SOURCE DATA

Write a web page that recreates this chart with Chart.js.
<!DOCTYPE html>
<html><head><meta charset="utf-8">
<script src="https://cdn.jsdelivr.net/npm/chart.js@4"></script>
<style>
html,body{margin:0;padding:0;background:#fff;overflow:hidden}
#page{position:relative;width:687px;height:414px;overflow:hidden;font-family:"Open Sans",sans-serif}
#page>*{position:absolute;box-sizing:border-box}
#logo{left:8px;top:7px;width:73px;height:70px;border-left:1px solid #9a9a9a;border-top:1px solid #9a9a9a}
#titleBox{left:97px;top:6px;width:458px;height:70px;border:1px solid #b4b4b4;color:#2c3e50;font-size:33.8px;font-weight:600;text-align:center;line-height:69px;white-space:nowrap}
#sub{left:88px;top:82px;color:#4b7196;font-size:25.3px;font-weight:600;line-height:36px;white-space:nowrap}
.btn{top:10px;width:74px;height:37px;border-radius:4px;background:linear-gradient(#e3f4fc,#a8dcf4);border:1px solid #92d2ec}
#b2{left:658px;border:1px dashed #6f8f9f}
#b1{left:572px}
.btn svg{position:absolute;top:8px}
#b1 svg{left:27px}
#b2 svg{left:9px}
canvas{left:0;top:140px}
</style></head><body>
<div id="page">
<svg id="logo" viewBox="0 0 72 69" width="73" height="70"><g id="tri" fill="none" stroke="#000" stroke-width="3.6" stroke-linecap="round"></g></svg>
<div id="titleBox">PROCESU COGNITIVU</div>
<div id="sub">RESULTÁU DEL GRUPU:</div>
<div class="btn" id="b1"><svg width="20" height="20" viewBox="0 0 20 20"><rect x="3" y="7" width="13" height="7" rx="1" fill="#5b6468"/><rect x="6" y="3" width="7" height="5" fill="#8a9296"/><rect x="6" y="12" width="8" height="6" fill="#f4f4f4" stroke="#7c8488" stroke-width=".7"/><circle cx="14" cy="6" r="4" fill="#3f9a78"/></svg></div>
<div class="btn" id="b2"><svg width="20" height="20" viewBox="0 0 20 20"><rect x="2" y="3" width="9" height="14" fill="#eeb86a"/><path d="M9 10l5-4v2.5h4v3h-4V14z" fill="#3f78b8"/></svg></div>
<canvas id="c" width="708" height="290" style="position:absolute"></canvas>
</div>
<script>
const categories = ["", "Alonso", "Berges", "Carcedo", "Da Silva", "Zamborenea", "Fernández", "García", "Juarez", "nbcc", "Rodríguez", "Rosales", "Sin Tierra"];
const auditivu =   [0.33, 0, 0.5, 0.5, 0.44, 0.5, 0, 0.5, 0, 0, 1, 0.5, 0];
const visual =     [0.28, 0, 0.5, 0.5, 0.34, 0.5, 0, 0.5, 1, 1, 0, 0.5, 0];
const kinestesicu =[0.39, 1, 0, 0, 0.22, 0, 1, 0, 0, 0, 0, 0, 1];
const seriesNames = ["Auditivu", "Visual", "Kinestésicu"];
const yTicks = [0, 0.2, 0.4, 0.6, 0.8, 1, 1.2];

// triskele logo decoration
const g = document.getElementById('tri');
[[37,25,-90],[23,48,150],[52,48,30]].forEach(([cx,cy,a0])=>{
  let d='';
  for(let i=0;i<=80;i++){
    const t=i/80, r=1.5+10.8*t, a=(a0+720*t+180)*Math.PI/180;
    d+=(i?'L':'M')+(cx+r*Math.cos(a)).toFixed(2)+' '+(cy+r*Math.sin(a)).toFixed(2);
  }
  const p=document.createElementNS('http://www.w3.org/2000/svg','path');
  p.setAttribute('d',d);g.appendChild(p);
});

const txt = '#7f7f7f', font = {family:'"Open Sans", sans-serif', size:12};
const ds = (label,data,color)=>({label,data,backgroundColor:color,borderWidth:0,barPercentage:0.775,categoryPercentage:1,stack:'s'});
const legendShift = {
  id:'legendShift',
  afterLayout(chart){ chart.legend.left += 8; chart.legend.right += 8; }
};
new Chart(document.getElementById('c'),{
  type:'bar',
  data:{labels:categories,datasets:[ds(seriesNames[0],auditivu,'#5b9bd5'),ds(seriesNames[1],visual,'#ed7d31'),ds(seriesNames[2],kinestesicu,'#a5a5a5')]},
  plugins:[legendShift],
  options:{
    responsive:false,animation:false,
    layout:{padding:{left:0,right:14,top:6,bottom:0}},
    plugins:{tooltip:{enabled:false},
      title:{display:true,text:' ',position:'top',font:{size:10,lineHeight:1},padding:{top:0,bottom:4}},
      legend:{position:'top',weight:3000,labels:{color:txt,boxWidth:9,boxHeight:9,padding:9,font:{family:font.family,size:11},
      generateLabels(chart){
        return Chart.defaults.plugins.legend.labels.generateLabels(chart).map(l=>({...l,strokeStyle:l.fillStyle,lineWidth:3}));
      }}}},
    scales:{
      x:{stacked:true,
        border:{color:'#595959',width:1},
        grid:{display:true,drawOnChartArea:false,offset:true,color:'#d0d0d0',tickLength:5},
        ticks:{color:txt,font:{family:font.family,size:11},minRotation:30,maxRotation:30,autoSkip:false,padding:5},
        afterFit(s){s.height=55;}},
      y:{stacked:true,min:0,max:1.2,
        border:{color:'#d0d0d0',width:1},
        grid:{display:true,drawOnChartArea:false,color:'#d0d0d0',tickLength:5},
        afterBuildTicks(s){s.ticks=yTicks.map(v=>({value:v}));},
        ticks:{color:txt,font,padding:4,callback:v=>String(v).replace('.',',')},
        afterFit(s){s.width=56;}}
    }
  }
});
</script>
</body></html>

DO THIS
Pick out each line that holds the string "page".

RESULT
Write a web page that recreates this chart with Chart.js.
#page{position:relative;width:687px;height:414px;overflow:hidden;font-family:"Open Sans",sans-serif}
#page>*{position:absolute;box-sizing:border-box}
<div id="page">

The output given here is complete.